The moral of this story is simple. That teamwork always trumps working alone. It takes Batman the majority of the movie to figure this out though. Even after the new police commissioner, Barbara Gordon points out that Batman has been fighting crime in Gotham for decades now and that it’s actually worse off now then when he started fighting crime. That was kind of a WHOA moment for me, because I never really thought about Batman like that, he’s Batman, a bonafide badass. The Dark Knight, The Caped Crusader, The World’s Greatest Detective! When Commissioner Gordon calls out Batman for basically being bad at his job, it made me look at Batman in a whole new light. Speaking of fighting crime, this wouldn’t be a Batman movie, without his best pal Joker (Zach Galifianakis). Essentially the premise of the movie is this; Joker is pissed at Batman, because he refuses to tell him that he is his greatest enemy, and that he doesn’t even care for the Joker. It’s kind of like one person in a relationship saying “I love you,” and the other saying “Thanks.” All the Joker wants is for Batman to say three simple words, “I hate you.” He just can’t do it, because Batman doesn’t feel that way towards him, he doesn’t feel anything, he’s Batman, and he simply does not have any emotions. Batman’s and The Jokers relationship can be complicated, and it’s been beaten to death in the comics and movies, so this new interpretation of it was just really refreshing. So Joker ultimately gets fed up with repeatedly getting his heartbroken by Batman, time after time. So he unleashes hell on Gotham, to seek revenge on Batman, you know, that old chestnut. The Joker trying to destroy Gotham and defeat Batman chestnut.

Now lets talk about the best part of this movie, ROBIN! Voiced by Michael Cera, I found myself laughing at pretty much every line he had. Robin is a little flamboyant to say the least, and Michael Cera’s voice casting worked to perfection. From him picking out his costume, which he settles on ‘Reggae Man’ to only rip off the tight pants, and declares “Now I’m free, now I’m movin’, come on Batman, lets get groovin’!” Reluctant at first to bond with his new adopted son, Batman pushes Robin away whenever he feels that he is connecting with him on any level. Much like Batman, Robin is alone and just wants to be loved. He’s been an orphan from a young age, and now his dad is Batman. One thing I thought was hilarious, Robin was calling Batman Pedro (Spanish for Dad) the entire movie, and it was just so out of place, yet it worked so well. Seeing that relationship grow was cute to watch over the course of the movie. It’s tough to be a 28-year-old man, watching a Lego movie pondering life and tearing up over life lessons these Legos are trying to teach us.

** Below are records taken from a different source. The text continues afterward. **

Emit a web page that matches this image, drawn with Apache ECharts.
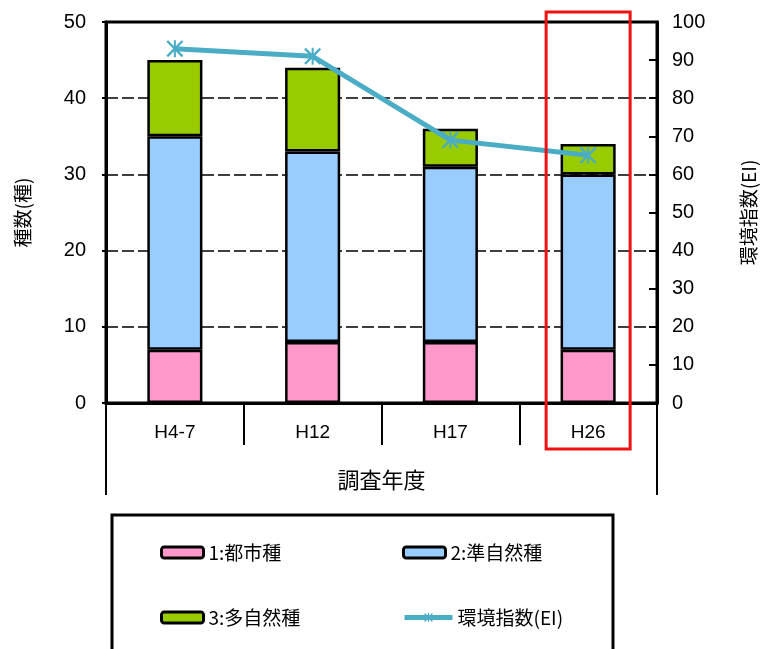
<!DOCTYPE html>
<html>
<head>
<meta charset="utf-8">
<script src="https://cdn.jsdelivr.net/npm/echarts@6/dist/echarts.min.js"></script>
<style>
  html, body { margin: 0; padding: 0; background: #fff; overflow: hidden; }
  #main { width: 761px; height: 649px; }
</style>
</head>
<body>
<div id="main"></div>
<script>
const years = ['H4-7', 'H12', 'H17', 'H26'];
const toshi = [7, 8, 8, 7];          // 1:都市種
const junShizen = [28, 25, 23, 23];  // 2:準自然種
const taShizen = [10, 11, 5, 4];     // 3:多自然種
const eiIndex = [93, 91, 69, 65];    // 環境指数(EI)
const leftTicks = [0, 50, 10];
const rightTicks = [0, 100, 10];

const JP = '"Noto Sans CJK JP", sans-serif';
const NUM = '"Liberation Sans", Arial, sans-serif';
const G = { left: 106, top: 22, width: 551, height: 381 };

// asterisk marker
const star = 'path://M4.4,0L5.6,0L5.6,10L4.4,10Z M1,0L10,9L9,10L0,1Z M9,0L10,1L1,10L0,9Z';

const chart = echarts.init(document.getElementById('main'));

function barSeries(name, data, color) {
    return {
        name: name,
        type: 'bar',
        stack: 'sp',
        barWidth: '40%',
        data: data,
        itemStyle: { color: color, borderColor: '#000', borderWidth: 2.5 },
        z: 2
    };
}

const legendBase = {
    itemWidth: 42,
    itemHeight: 11,
    itemGap: 4,
    selectedMode: false,
    itemStyle: { borderColor: '#000', borderWidth: 3 },
    lineStyle: { width: 5 },
    textStyle: { fontFamily: JP, fontSize: 19, color: '#000' }
};

chart.setOption({
    animation: false,
    grid: Object.assign({
        show: true, borderColor: '#000', borderWidth: 3, backgroundColor: 'transparent',
        outerBoundsMode: 'none', containLabel: false
    }, G),
    legend: [
        Object.assign({}, legendBase, { data: ['1:都市種'], left: 155, top: 538 }),
        Object.assign({}, legendBase, { data: ['2:準自然種'], left: 397, top: 538 }),
        Object.assign({}, legendBase, { data: ['3:多自然種'], left: 155, top: 603 }),
        Object.assign({}, legendBase, { data: ['環境指数(EI)'], left: 397, top: 603, itemWidth: 48,
            itemStyle: { borderWidth: 0 } })
    ],
    xAxis: {
        type: 'category',
        data: years,
        name: '調査年度',
        nameLocation: 'middle',
        nameGap: 66,
        nameTextStyle: { fontFamily: JP, fontSize: 22, color: '#000' },
        axisLine: { lineStyle: { color: '#000', width: 3 } },
        axisTick: { show: true, length: 42, lineStyle: { color: '#000', width: 2 } },
        axisLabel: { fontFamily: NUM, fontSize: 19, color: '#000', margin: 20 }
    },
    yAxis: [{
        type: 'value',
        min: leftTicks[0],
        max: leftTicks[1],
        interval: leftTicks[2],
        name: '種数(種)',
        nameLocation: 'middle',
        nameRotate: 90,
        nameGap: 74,
        nameTextStyle: { fontFamily: JP, fontSize: 19, color: '#000' },
        axisLine: { show: true, lineStyle: { color: '#000', width: 3 } },
        axisTick: { show: true, length: 4, lineStyle: { color: '#000', width: 2 } },
        axisLabel: { fontFamily: NUM, fontSize: 20, color: '#000', margin: 20 },
        splitLine: { show: true, lineStyle: { color: '#000', width: 1.5, type: [12, 4] } }
    }, {
        type: 'value',
        min: rightTicks[0],
        max: rightTicks[1],
        interval: rightTicks[2],
        position: 'right',
        name: '環境指数(EI)',
        nameLocation: 'middle',
        nameRotate: 90,
        nameGap: 82,
        nameTextStyle: { fontFamily: JP, fontSize: 19, color: '#000' },
        axisLine: { show: true, lineStyle: { color: '#000', width: 3 } },
        axisTick: { show: true, inside: true, length: 8, lineStyle: { color: '#000', width: 2 } },
        axisLabel: { fontFamily: NUM, fontSize: 20, color: '#000', margin: 15 },
        splitLine: { show: false }
    }],
    series: [
        barSeries('1:都市種', toshi, '#ff99cc'),
        barSeries('2:準自然種', junShizen, '#99ccff'),
        barSeries('3:多自然種', taShizen, '#99cc00'),
        {
            name: '環境指数(EI)',
            type: 'line',
            yAxisIndex: 1,
            data: eiIndex,
            symbol: star,
            symbolSize: 17,
            showSymbol: true,
            color: '#4bacc6',
            lineStyle: { color: '#4bacc6', width: 5 },
            itemStyle: { color: '#4bacc6' },
            z: 5
        }
    ]
});

// frame lines below the axis, legend box and red highlight around H26
const x0 = G.left, x1 = G.left + G.width, yAxisPx = G.top + G.height;
const last = chart.convertToPixel({ xAxisIndex: 0 }, years[years.length - 1]);
chart.setOption({
    graphic: [
        { type: 'line', shape: { x1: x0, y1: yAxisPx, x2: x0, y2: 495 }, style: { stroke: '#000', lineWidth: 2 } },
        { type: 'line', shape: { x1: x1, y1: yAxisPx, x2: x1, y2: 495 }, style: { stroke: '#000', lineWidth: 2 } },
        { type: 'rect', shape: { x: 112, y: 515, width: 501, height: 150 }, style: { fill: 'none', stroke: '#000', lineWidth: 3 } },
        { type: 'rect', z: 100, shape: { x: last - 42, y: 12, width: 84, height: 437 }, style: { fill: 'none', stroke: '#ee1111', lineWidth: 3 } }
    ]
});
</script>
</body>
</html>
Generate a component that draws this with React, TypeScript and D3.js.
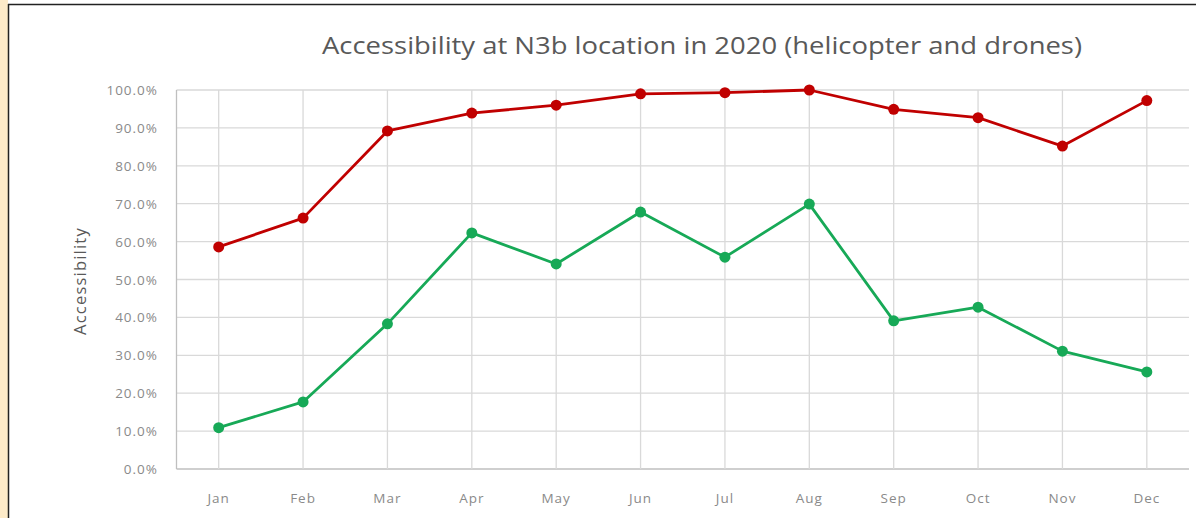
import React from "react";
import * as d3 from "d3";

// Monthly accessibility shares (percent)
const months = ["Jan", "Feb", "Mar", "Apr", "May", "Jun", "Jul", "Aug", "Sep", "Oct", "Nov", "Dec"];
const helicopter = [58.6, 66.2, 89.2, 93.9, 96.0, 99.0, 99.3, 100.0, 94.9, 92.7, 85.2, 97.2];
const drones = [10.9, 17.7, 38.3, 62.3, 54.1, 67.8, 55.9, 69.9, 39.1, 42.7, 31.1, 25.6];
const yTicks = [0, 10, 20, 30, 40, 50, 60, 70, 80, 90, 100];

const W = 1196;
const H = 518;
const plot = { left: 176.5, right: 1189, top: 90, bottom: 469 };
const font = "'Open Sans', 'Noto Sans', sans-serif";

export default function App() {
  const x = d3.scaleBand<string>().domain(months).range([plot.left, plot.right]).padding(0);
  const cx = (m: string) => (x(m) as number) + x.bandwidth() / 2;
  const y = d3.scaleLinear().domain([0, 100]).range([plot.bottom, plot.top]);

  const line = d3
    .line<number>()
    .x((_, i) => cx(months[i]))
    .y((v) => y(v));

  const series = [
    { values: helicopter, color: "#C00000" },
    { values: drones, color: "#17A957" },
  ];

  return (
    <svg
      width={W}
      height={H}
      style={{ position: "absolute", left: 0, top: 0, background: "#fff" }}
    >
      {/* frame */}
      <rect x={0} y={0} width={8} height={H} fill="#FDEBC9" />
      <line x1={8.5} x2={8.5} y1={4} y2={H} stroke="#222" strokeWidth={1.5} />
      <line x1={8} x2={W} y1={4.5} y2={4.5} stroke="#222" strokeWidth={1.5} />

      {/* title */}
      <text
        x={702}
        y={54}
        textAnchor="middle"
        fontFamily={font}
        fontSize={24}
        fill="#595959"
        textLength={760}
        lengthAdjust="spacingAndGlyphs"
      >
        Accessibility at N3b location in 2020 (helicopter and drones)
      </text>

      {/* horizontal grid */}
      {yTicks.map((t) => (
        <line
          key={"h" + t}
          x1={plot.left}
          x2={plot.right}
          y1={y(t)}
          y2={y(t)}
          stroke={t === 0 ? "#BFBFBF" : "#D9D9D9"}
          strokeWidth={1.3}
        />
      ))}
      {/* vertical grid at category centres */}
      {months.map((m) => (
        <line
          key={"v" + m}
          x1={cx(m)}
          x2={cx(m)}
          y1={plot.top}
          y2={plot.bottom}
          stroke="#D9D9D9"
          strokeWidth={1.3}
        />
      ))}
      <line x1={plot.left} x2={plot.left} y1={plot.top} y2={plot.bottom} stroke="#BFBFBF" strokeWidth={1.3} />

      {/* y tick labels */}
      {yTicks.map((t) => (
        <text
          key={"yl" + t}
          x={158}
          y={y(t) + 5}
          textAnchor="end"
          fontFamily={font}
          fontSize={13.5}
          letterSpacing={1}
          fill="#8A8A8A"
        >
          {t.toFixed(1) + "%"}
        </text>
      ))}

      {/* x tick labels */}
      {months.map((m) => (
        <text
          key={"xl" + m}
          x={cx(m)}
          y={503}
          textAnchor="middle"
          fontFamily={font}
          fontSize={13.5}
          letterSpacing={1}
          fill="#8A8A8A"
        >
          {m}
        </text>
      ))}

      {/* y axis title */}
      <text
        transform={`translate(86,${281}) rotate(-90)`}
        textAnchor="middle"
        fontFamily={font}
        fontSize={16.5}
        letterSpacing={1.2}
        fill="#595959"
      >
        Accessibility
      </text>

      {/* series */}
      {series.map((s, si) => (
        <g key={"s" + si}>
          <path d={line(s.values) || ""} fill="none" stroke={s.color} strokeWidth={2.8} strokeLinejoin="round" />
          {s.values.map((v, i) => (
            <circle key={i} cx={cx(months[i])} cy={y(v)} r={5.5} fill={s.color} />
          ))}
        </g>
      ))}
    </svg>
  );
}
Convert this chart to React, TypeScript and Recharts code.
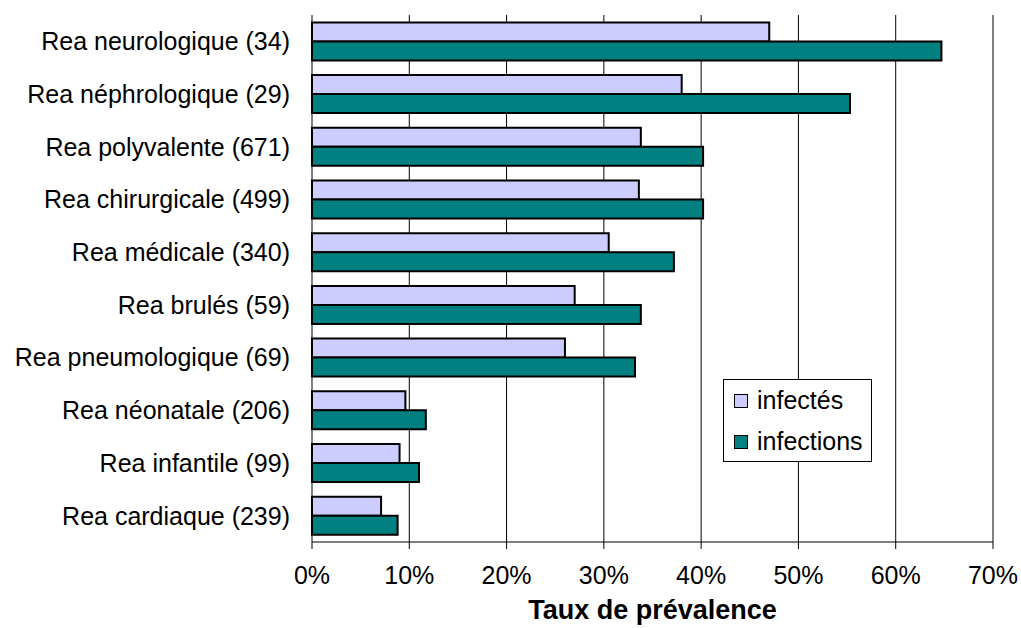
import { Bar, BarChart, CartesianGrid, ReferenceLine, XAxis, YAxis } from "recharts";

const categories = [
  "Rea neurologique (34)",
  "Rea néphrologique (29)",
  "Rea polyvalente (671)",
  "Rea chirurgicale (499)",
  "Rea médicale (340)",
  "Rea brulés (59)",
  "Rea pneumologique (69)",
  "Rea néonatale (206)",
  "Rea infantile (99)",
  "Rea cardiaque (239)",
];
const infectes = [47.0, 38.0, 33.8, 33.6, 30.5, 27.0, 26.0, 9.6, 9.0, 7.1];
const infections = [64.7, 55.3, 40.2, 40.2, 37.2, 33.8, 33.2, 11.7, 11.0, 8.8];
const xTicks = [0, 10, 20, 30, 40, 50, 60, 70];
const bandTicks = [0, 1, 2, 3, 4, 5, 6, 7, 8, 9, 10];

const FONT = "'Liberation Sans', Arial, sans-serif";

const data = categories.map((name, i) => ({ name, infectes: infectes[i], infections: infections[i] }));

const legendItems = [
  { label: "infectés", color: "#CCCCFF" },
  { label: "infections", color: "#008080" },
];

// legend sits inside the plot, so it is drawn outside recharts' layout
function LegendBox() {
  return (
    <div
      style={{
        position: "absolute",
        left: 723,
        top: 379,
        width: 147,
        height: 81,
        border: "1px solid #000",
        background: "#fff",
        fontFamily: FONT,
        fontSize: 25,
        color: "#000",
      }}
    >
      {legendItems.map((it) => (
        <div key={it.label} style={{ display: "flex", alignItems: "center", height: 41, paddingLeft: 10 }}>
          <span
            style={{
              display: "inline-block",
              width: 12,
              height: 12,
              background: it.color,
              border: "1px solid #000",
              marginRight: 9,
            }}
          />
          <span>{it.label}</span>
        </div>
      ))}
    </div>
  );
}

export default function App() {
  return (
    <div style={{ position: "absolute", left: 0, top: 0, width: 1021, height: 628, background: "#fff" }}>
      <BarChart
        width={1021}
        height={628}
        data={data}
        layout="vertical"
        margin={{ top: 15, right: 28, left: 0, bottom: 0 }}
        barCategoryGap="14%"
        barGap={0}
        style={{ fontFamily: FONT }}
      >
        <CartesianGrid horizontal={false} stroke="#000" strokeWidth={1} />
        <XAxis
          type="number"
          domain={[0, 70]}
          ticks={xTicks}
          tickFormatter={(v) => `${v}%`}
          interval={0}
          height={86}
          tickSize={7}
          tickMargin={17}
          axisLine={{ stroke: "#000" }}
          tickLine={{ stroke: "#000" }}
          tick={{ fill: "#000", fontSize: 25, fontFamily: FONT }}
          label={{
            value: "Taux de prévalence",
            position: "insideBottom",
            offset: 9,
            fill: "#000",
            fontSize: 27,
            fontWeight: "bold",
            fontFamily: FONT,
          }}
        />
        <YAxis
          yAxisId="band"
          type="number"
          domain={[0, 10]}
          ticks={bandTicks}
          interval={0}
          width={0}
          tickSize={7}
          tickFormatter={() => ""}
          axisLine={{ stroke: "#000" }}
          tickLine={{ stroke: "#000" }}
        />
        <YAxis
          type="category"
          dataKey="name"
          width={312}
          interval={0}
          tickSize={0}
          tickMargin={22}
          axisLine={false}
          tickLine={false}
          tick={{ fill: "#000", fontSize: 25, fontFamily: FONT }}
        />
        <ReferenceLine yAxisId="band" y={10} stroke="#808080" strokeWidth={1.5} />
        <Bar dataKey="infectes" name="infectés" fill="#CCCCFF" stroke="#000" strokeWidth={2} isAnimationActive={false} />
        <Bar dataKey="infections" name="infections" fill="#008080" stroke="#000" strokeWidth={2} isAnimationActive={false} />
      </BarChart>
      <LegendBox />
    </div>
  );
}
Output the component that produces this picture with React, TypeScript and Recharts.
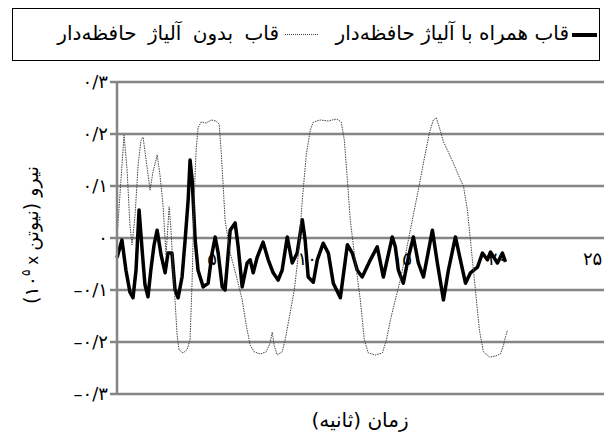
import React from 'react';
import { LineChart, Line, XAxis, YAxis, CartesianGrid, ReferenceDot } from 'recharts';

// Time (s) and force (x 10^5 N) — frame with shape-memory alloy (thick line)
const withAlloyTime = [0.00, 0.26, 0.47, 0.68, 0.84, 1.00, 1.16, 1.32, 1.47, 1.63, 1.79, 1.95, 2.11, 2.32, 2.53, 2.68, 2.89, 3.05, 3.21, 3.42, 3.58, 3.74, 3.84, 3.95, 4.11, 4.26, 4.53, 4.79, 5.00, 5.16, 5.32, 5.53, 5.68, 5.95, 6.21, 6.37, 6.58, 6.84, 7.00, 7.16, 7.37, 7.68, 7.95, 8.21, 8.47, 8.68, 8.95, 9.21, 9.47, 9.74, 9.89, 10.05, 10.32, 10.53, 10.84, 11.11, 11.37, 11.74, 12.11, 12.37, 12.63, 12.89, 13.32, 13.68, 14.00, 14.47, 14.63, 14.79, 15.05, 15.32, 15.58, 15.84, 16.11, 16.58, 16.84, 17.16, 17.42, 17.79, 18.05, 18.32, 18.58, 18.95, 19.21, 19.47, 19.63, 20.00, 20.26, 20.42];
const withAlloyForce = [-0.038, -0.004, -0.062, -0.104, -0.115, -0.062, 0.054, -0.023, -0.090, -0.113, -0.058, -0.013, 0.015, -0.033, -0.067, -0.029, -0.029, -0.100, -0.115, -0.075, -0.004, 0.073, 0.150, 0.112, -0.004, -0.062, -0.094, -0.087, -0.029, 0.002, -0.029, -0.094, -0.100, 0.015, 0.029, -0.017, -0.094, -0.048, -0.042, -0.067, -0.037, -0.008, -0.042, -0.067, -0.081, -0.062, 0.002, -0.048, -0.029, 0.035, -0.004, -0.075, -0.085, -0.042, -0.010, -0.029, -0.087, -0.115, -0.013, -0.029, -0.062, -0.075, -0.042, -0.017, -0.075, 0.002, -0.017, -0.062, -0.087, -0.037, 0.002, -0.048, -0.075, 0.015, -0.048, -0.119, -0.062, 0.002, -0.042, -0.087, -0.067, -0.056, -0.029, -0.042, -0.027, -0.048, -0.029, -0.046];

// Frame without shape-memory alloy (thin dotted line)
const withoutAlloyTime = [0.00, 0.21, 0.37, 0.53, 0.68, 0.79, 0.95, 1.11, 1.26, 1.37, 1.53, 1.74, 1.89, 2.05, 2.11, 2.26, 2.42, 2.53, 2.58, 2.68, 2.74, 2.84, 2.95, 3.05, 3.16, 3.26, 3.47, 3.68, 3.84, 3.95, 4.05, 4.16, 4.26, 4.42, 4.68, 4.95, 5.21, 5.37, 5.47, 5.58, 5.68, 5.95, 6.26, 6.58, 6.79, 7.00, 7.21, 7.53, 7.84, 8.05, 8.16, 8.26, 8.42, 8.68, 8.84, 9.05, 9.32, 9.53, 9.74, 9.95, 10.16, 10.32, 10.68, 11.11, 11.53, 11.79, 11.95, 12.11, 12.26, 12.53, 12.79, 13.00, 13.21, 13.58, 13.95, 14.16, 14.37, 14.63, 14.89, 15.16, 15.42, 15.63, 15.89, 16.16, 16.42, 16.63, 16.79, 16.95, 17.16, 17.42, 17.68, 17.95, 18.21, 18.42, 18.63, 18.84, 19.05, 19.26, 19.58, 19.89, 20.16, 20.32, 20.42, 20.53];
const withoutAlloyForce = [0.000, 0.112, 0.198, 0.131, 0.025, -0.013, 0.044, 0.140, 0.188, 0.194, 0.150, 0.092, 0.127, 0.150, 0.160, 0.121, 0.063, -0.004, -0.033, 0.025, 0.060, 0.015, -0.062, -0.119, -0.187, -0.215, -0.221, -0.215, -0.196, -0.081, 0.073, 0.169, 0.212, 0.223, 0.221, 0.227, 0.225, 0.219, 0.169, 0.102, 0.035, -0.029, -0.071, -0.119, -0.167, -0.206, -0.219, -0.223, -0.219, -0.202, -0.181, -0.206, -0.225, -0.219, -0.196, -0.154, -0.100, -0.033, 0.073, 0.160, 0.208, 0.223, 0.227, 0.225, 0.229, 0.223, 0.188, 0.112, 0.035, -0.046, -0.119, -0.196, -0.221, -0.225, -0.221, -0.196, -0.158, -0.119, -0.081, -0.033, 0.015, 0.054, 0.102, 0.154, 0.202, 0.227, 0.231, 0.212, 0.185, 0.165, 0.144, 0.121, 0.100, 0.054, -0.023, -0.100, -0.177, -0.219, -0.229, -0.227, -0.223, -0.206, -0.190, -0.177];

const yTicks = [-0.3, -0.2, -0.1, 0, 0.1, 0.2, 0.3];
const yTickLabels = ['–۰/۳', '–۰/۲', '–۰/۱', '۰', '۰/۱', '۰/۲', '۰/۳'];
const xTicks = [5, 10, 15, 20, 25];
const xTickLabels = ['۵', '۱۰', '۱۵', '۲۰', '۲۵'];
const seriesNames = ['قاب همراه با آلیاژ حافظه‌دار', 'قاب بدون آلیاژ حافظه‌دار'];
const xTitle = 'زمان (ثانیه)';
const yTitleParts = ['(', '۱۰', '۵', 'x', 'نیوتن', ')', 'نیرو'];

const withAlloyData = withAlloyTime.map((t, i) => ({ t, v: withAlloyForce[i] }));
const withoutAlloyData = withoutAlloyTime.map((t, i) => ({ t, v: withoutAlloyForce[i] }));

const FONT = '"DejaVu Sans", sans-serif';
const GRID = '#858585';

const yLabel = (v: number) => {
  const idx = yTicks.findIndex((t) => Math.abs(t - v) < 1e-6);
  return idx >= 0 ? yTickLabels[idx] : '';
};

export default function App() {
  return (
    <div style={{ position: 'absolute', left: 0, top: 0, width: 612, height: 434, background: '#fff', fontFamily: FONT }}>
      <LineChart
        width={612}
        height={434}
        margin={{ top: 82, right: 8, bottom: 40, left: 0 }}
      >
        <CartesianGrid horizontal={true} vertical={false} stroke={GRID} strokeWidth={2.5} />
        <XAxis
          type="number"
          dataKey="t"
          domain={[0, 25.6]}
          allowDuplicatedCategory={false}
          hide
        />
        <YAxis
          type="number"
          domain={[-0.3, 0.3]}
          ticks={yTicks}
          tickFormatter={yLabel}
          width={117}
          tickSize={7}
          tickMargin={2}
          axisLine={{ stroke: GRID, strokeWidth: 2.5 }}
          tickLine={{ stroke: GRID, strokeWidth: 2.5 }}
          tick={{ fill: '#000', fontSize: 18, fontFamily: FONT }}
          interval={0}
        />
        <Line
          data={withAlloyData}
          dataKey="v"
          type="linear"
          stroke="#000"
          strokeWidth={3.5}
          dot={false}
          isAnimationActive={false}
          strokeLinejoin="round"
        />
        <Line
          data={withoutAlloyData}
          dataKey="v"
          type="linear"
          stroke="#444"
          strokeWidth={1}
          strokeDasharray="1.5 1"
          dot={false}
          isAnimationActive={false}
        />
        {xTicks.map((t, i) => (
          <ReferenceDot
            key={t}
            x={t}
            y={0}
            r={0}
            ifOverflow="visible"
            shape={(p: any) => (
              <text x={p.cx} y={p.cy + 27} textAnchor="middle" fontSize={18} fontFamily={FONT} fill="#000">
                {xTickLabels[i]}
              </text>
            )}
          />
        ))}
      </LineChart>

      {/* Legend box */}
      <div
        style={{
          position: 'absolute', left: 12, top: 8, width: 588, height: 53,
          border: '1.3px solid #000', boxSizing: 'border-box',
          fontSize: 20, color: '#000', fontFamily: FONT,
        }}
      >
        <div style={{ position: 'absolute', right: 2, top: 24, width: 25, height: 3.5, background: '#000' }} />
        <div style={{ position: 'absolute', right: 30, top: 0, height: 51, lineHeight: '49px', direction: 'rtl', whiteSpace: 'nowrap' }}>{seriesNames[0]}</div>
        <div style={{ position: 'absolute', left: 272, top: 25, width: 33, height: 0, borderTop: '1px dotted #444' }} />
        <div style={{ position: 'absolute', right: 320, top: 0, height: 51, lineHeight: '49px', direction: 'rtl', whiteSpace: 'nowrap', wordSpacing: 5 }}>{seriesNames[1]}</div>
      </div>

      {/* Y axis title (rotated) */}
      <div style={{ position: 'absolute', left: 31, top: 235, width: 0, height: 0 }}>
        <div
          style={{
            position: 'absolute', left: 0, top: 0,
            transform: 'translate(-50%, -50%) rotate(-90deg)',
            display: 'flex', flexDirection: 'row', alignItems: 'baseline', whiteSpace: 'nowrap',
            fontSize: 19, color: '#000', fontFamily: FONT,
          }}
        >
          <span>{yTitleParts[0]}</span>
          <span>{yTitleParts[1]}</span>
          <span style={{ fontSize: 12, position: 'relative', top: -8 }}>{yTitleParts[2]}</span>
          <span style={{ margin: '0 5px', fontSize: 15 }}>{yTitleParts[3]}</span>
          <span>{yTitleParts[4]}</span>
          <span>{yTitleParts[5]}</span>
          <span style={{ marginLeft: 6 }}>{yTitleParts[6]}</span>
        </div>
      </div>

      {/* X axis title */}
      <div style={{ position: 'absolute', left: 360, top: 420, width: 0, height: 0 }}>
        <div
          style={{
            position: 'absolute', left: 0, top: 0, transform: 'translate(-50%, -50%)',
            whiteSpace: 'nowrap', direction: 'rtl',
            fontSize: 20, color: '#000', fontFamily: FONT,
          }}
        >
          {xTitle}
        </div>
      </div>
    </div>
  );
}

Listen, this flick is just so endearing, there’s so much love in it. While this is a Batman movie, it’s not dark and brooding. The first 15 minutes of this movie will actually amaze you, considering it’s a Lego movie. Tons of action, loads of laughs, just an all around great time at the movies. The people behind it, understood the mythology behind the character, and were able to translate that onto the screen in a way that’s just not for kids, but for adults too. I was never laughing at Batman, or any of these other characters for being stupid, or out of place, but rather laughing with them on this incredible journey that this movie takes us on from start to finish. This is the best DC movie since The Dark Knight, and with everything that is going on over at WB right now, they needed this for their morale. Go see this movie, and if you have kids bring them, this is a batastic time!